16. Hukuk Dairesi         2011/5586 E.  ,  2012/2623 K.

    "İçtihat Metni"


    MAHKEMESİ :KADASTRO MAHKEMESİ
    DAVA TÜRÜ : KADASTRO


    Taraflar arasında kadastro tespitinden doğan dava sonucunda verilen hükmün Yargıtay"ca incelenmesi istenilmekle; temyiz isteğinin süresinde olduğu anlaşıldı, inceleme raporu ve dosyadaki belgeler okundu, GEREĞİ GÖRÜŞÜLDÜ:
    Yargıtay bozma ilamında özetle; "çekişmeli taşınmazın teknik bilirkişi raporunda (A), (B) ve (C) harfleri ile gösterilen bölümleri yönünden yetersiz inceleme sonucu verilen hükmün isabetsiz olduğu belirtilerek, taşınmazın öncesinin ne olduğu, imar ve ihyaya konu olup olmadığı, zilyetliğin başlangıcı ve sürdürülüşünün yerel bilirkişi ve tanıklardan sorulup saptanması, beyanların getirtilecek komşu parsel tutanakları ve dayanakları kayıtlarla denetlenmesi, taşınmazın niteliği ile ilgili jeolog bilirkişi ve ziraatçi bilirkişi kurulundan rapor alınması, memleket haritası, hava fotoğrafları ve amenajman planında taşınmazın bulunduğu yerin ne olarak gösterildiğinin belirlenmesi, tespite aykırı sonuca varıldığı takdirde tespit bilirkişileri tanık olarak dinlenilerek toplanan delillerin sonucuna göre karar verilmesi" gereğine değinilmiştir.

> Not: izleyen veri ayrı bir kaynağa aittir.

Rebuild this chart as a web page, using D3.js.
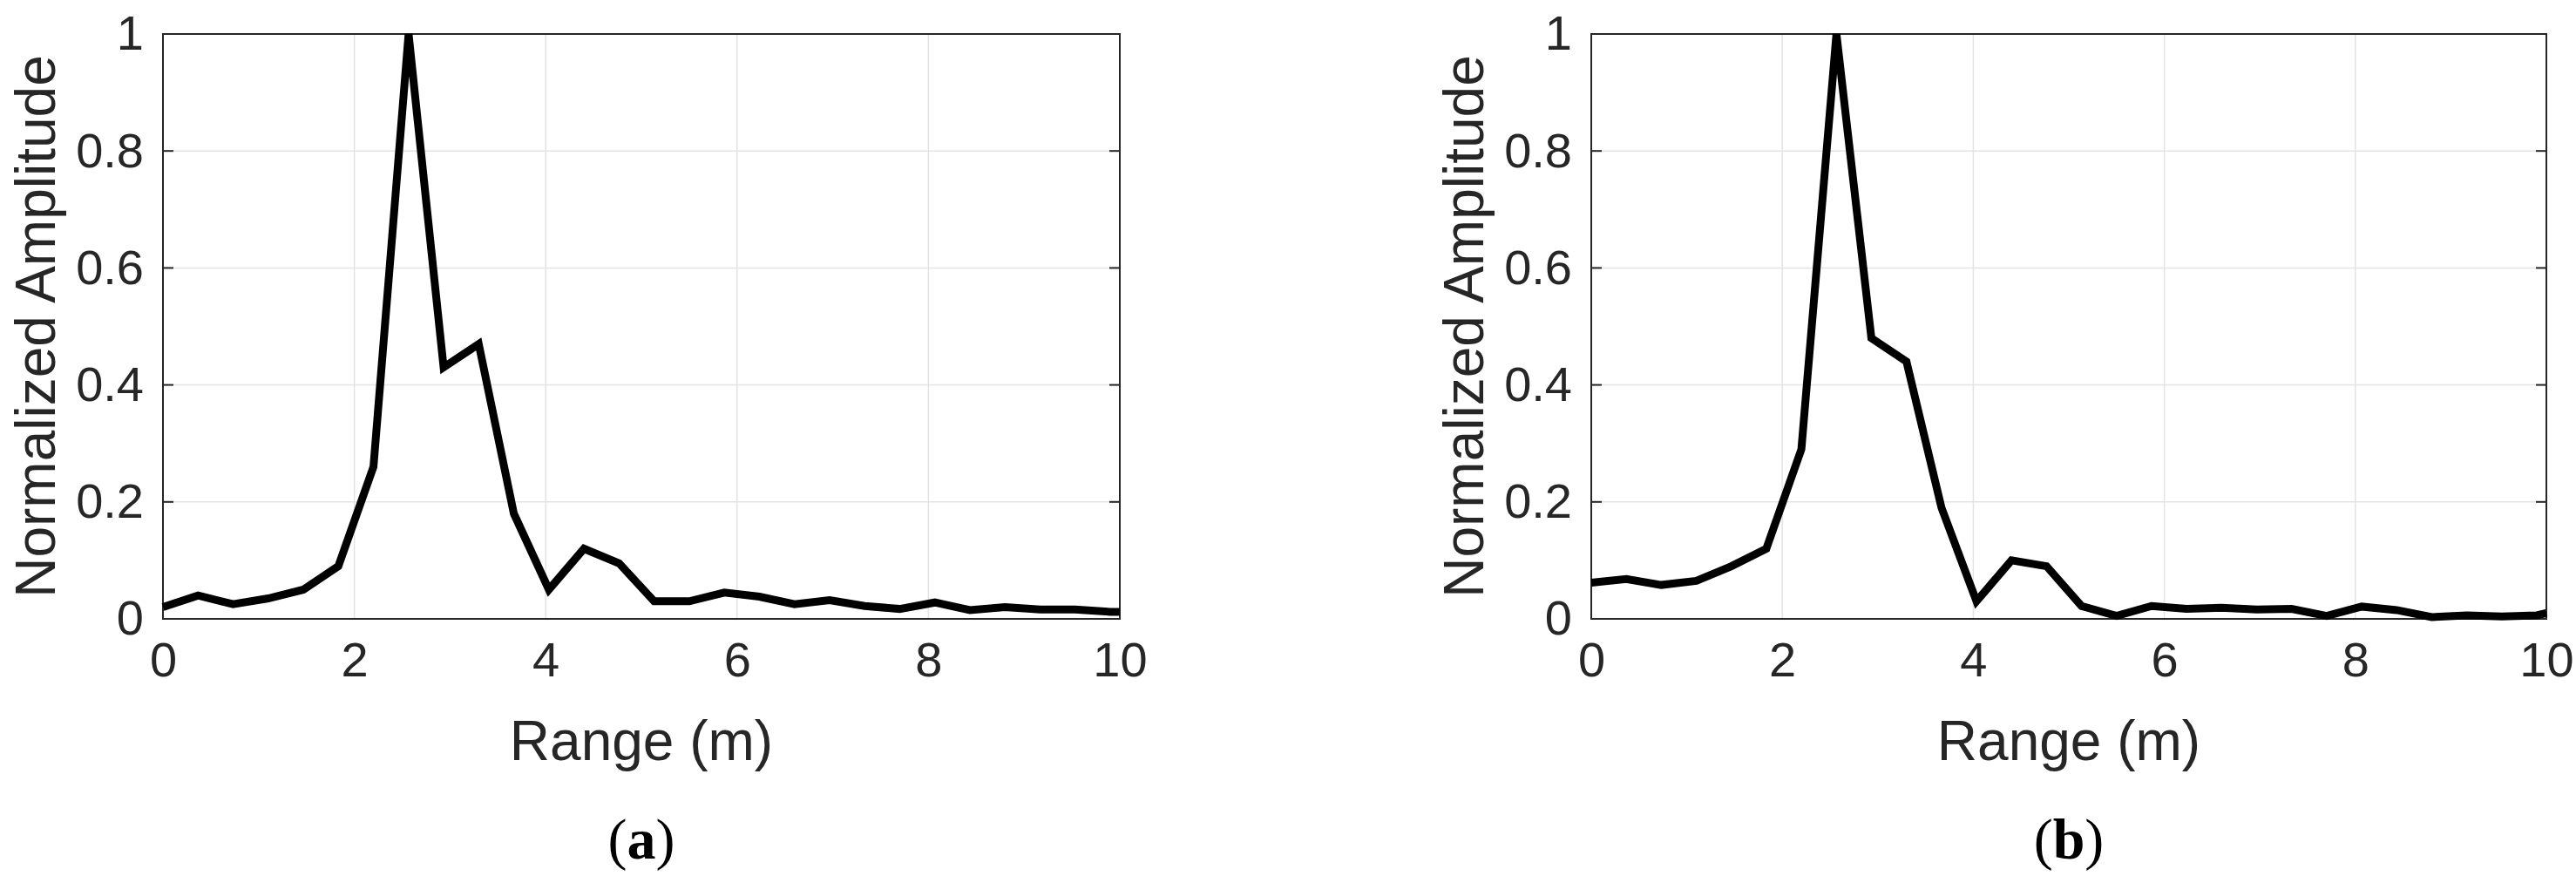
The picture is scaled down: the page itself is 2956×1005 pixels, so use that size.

Mahkemece bozma ilamına uyularak yapılan yargılama sonunda çekişmeli 691 parsel sayılı taşınmazın fen bilirkişi rapor ve krokisinde (691/A) olarak gösterilen bölümünün payları oranında davacı ... ve müşterekleri adlarına, (691/B) olarak gösterilen bölümün payları oranında davacı ... ve müşterekleri adlarına tesciline, (691/C) olarak gösterilen bölümün ise payları oranında davacı ... ve müşterekleri adlarına tesciline aynı raporda (D) harfi ile gösterilen bölüm yönünden verilen önceki hükmün, Yargıtayca onanmak suretiyle kesinleşmiş olması nedeniyle bu bölüm hakkında yeniden hüküm kurulmasına yer olmadığına ve kesinleşen karar doğrultusunda işlem yapılmasına karar verilmiş; hüküm, davalı Hazine temsilcisi tarafından temyiz edilmiştir.
    Mahkemece çekişmeli taşınmazın fen bilirkişi rapor ve krokisinde (691/A), (691/B) ve (691/C) harfleri ile gösterilen temyize konu bölümlerinin tarım arazisi niteliğinde bulunduğu, adlarına tescil kararı verilenler yararına zilyetlikle mülk edinme şartlarının gerçekleştiği kabul edilmek suretiyle hüküm kurulmuş ise de; varılan sonuç dosya kapsamına uygun bulunmamaktadır. Davacı tarafın çekişmeli taşınmazın temyize konu bölümleri üzerinde ekonomik amaca yönelik ve süreklilik arz eden zilyetliklerinin olmadığı yapılan keşiflerde alınan mahalli bilirkişi ve tanık beyanları ile belirlendiği gibi, taşınmazın niteliğine ilişkin zirai bilirkişi raporları, bu raporu destekleyen taşınmazın her yönünden çekilmiş fotoğrafları, amenajman planı ve hava fotoğraflarını uygulayan orman bilirkişi raporundan çekişmeli taşınmazın temyize konu bölümlerinin imar ve ihya edilmediği de anlaşılmaktadır. Bu durumda, davacılar yararına Kadastro Kanunu"nun 14. ve 17. maddelerinde öngörülen koşulların gerçekleştiğinden söz edilemez. Hal böyle olunca, davacıların çekişmeli taşınmazın fen bilirkişi rapor ve krokisinde (691/A), (691/B) ve (691/C) harfleri ile gösterilen temyize konu bölümleri hakkındaki davalarının reddi ile bu bölümlerin tespitteki vasfıyla davalı Hazine adına tesciline karar vermek gerekirken, dosya kapsamına uygun düşmeyen gerekçeyle yazılı olduğu şekilde hüküm kurulması isabetsiz, temyiz itirazları bu nedenlerle yerinde bulunduğundan kabulüyle hükmün BOZULMASINA, 20.03.2012 gününde oybirliğiyle karar verildi.